Been thinking about this a lot lately. What would a regular laptop user, say, or advanced user (office worker etc) need at a minimum to start using such a system? Probably just a functioning web browser and office suite. So long as any given LispOS/SmalltalkOS had those, and a working UI, I think it could actually work.

We have many more common and widely adopted standards now (XML formats, JSON, hell TCP/IP!) than we did back in the 70s and 80s when PCs were much more diverse and exotic -- and hence incompatible. Most things are compatible these days. This in theory gives us tremendous advantage when it comes to experimenting with new viable systems, don't you think?

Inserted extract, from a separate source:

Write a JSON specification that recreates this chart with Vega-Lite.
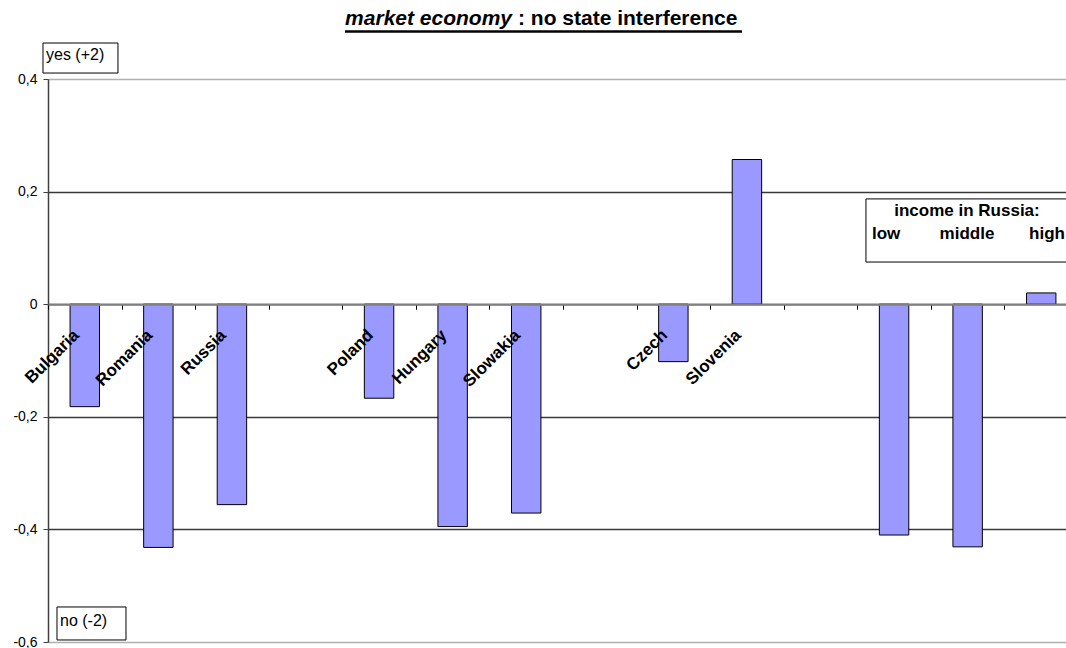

I've been working on a fantasy console, which touches on this "design down" space. It's the kind of endeavor that lets me iteratively redesign to go deeper and deeper into the stack, by starting off with "scripting plus some kind of I/O", gradually extending the concept, and then, more recently, to shift towards using WASM, memory maps, a BIOS layer, and an emulator UI layer, giving me more spec clarity.

The I/O boundaries and resource limits are the really important bits: A web browser is ultimately just a bundle of I/O functions buried inside specialized feature APIs, with only some very specific "patch this" limits for maximum resource consumption. This has allowed the size of web apps to creep upwards indefinitely while not being able to actually do every task, because the feature APIs sandbox in a haphazard "intended for the average consumer" way. When you add in comprehensive limits, the design and the software built on it are able to last: it's the lack of limits that has always created software crises.

One could imagine, instead of the browser as a lowest-common-denominator sandbox, a fantasy system specialized "for text editing", which has a different spec from one specialized "for 3D graphics": This would narrow the scope of sandboxing, make it easier to task-optimize, and yet also create the need for a Lisp or Smalltalk type of system that needs flexibility "for prototyping". It's not an unreasonable path, considering how broader trends in computing are leading towards hardware specialization too.

Yes!, especially if the available web browser could use Office 365 or G Suite.
We need a lot of the features of a modern multi-user operating system to safely implement a modern JavaScript web browser, though. Perhaps so many that adding multi-user on later would not be much more work.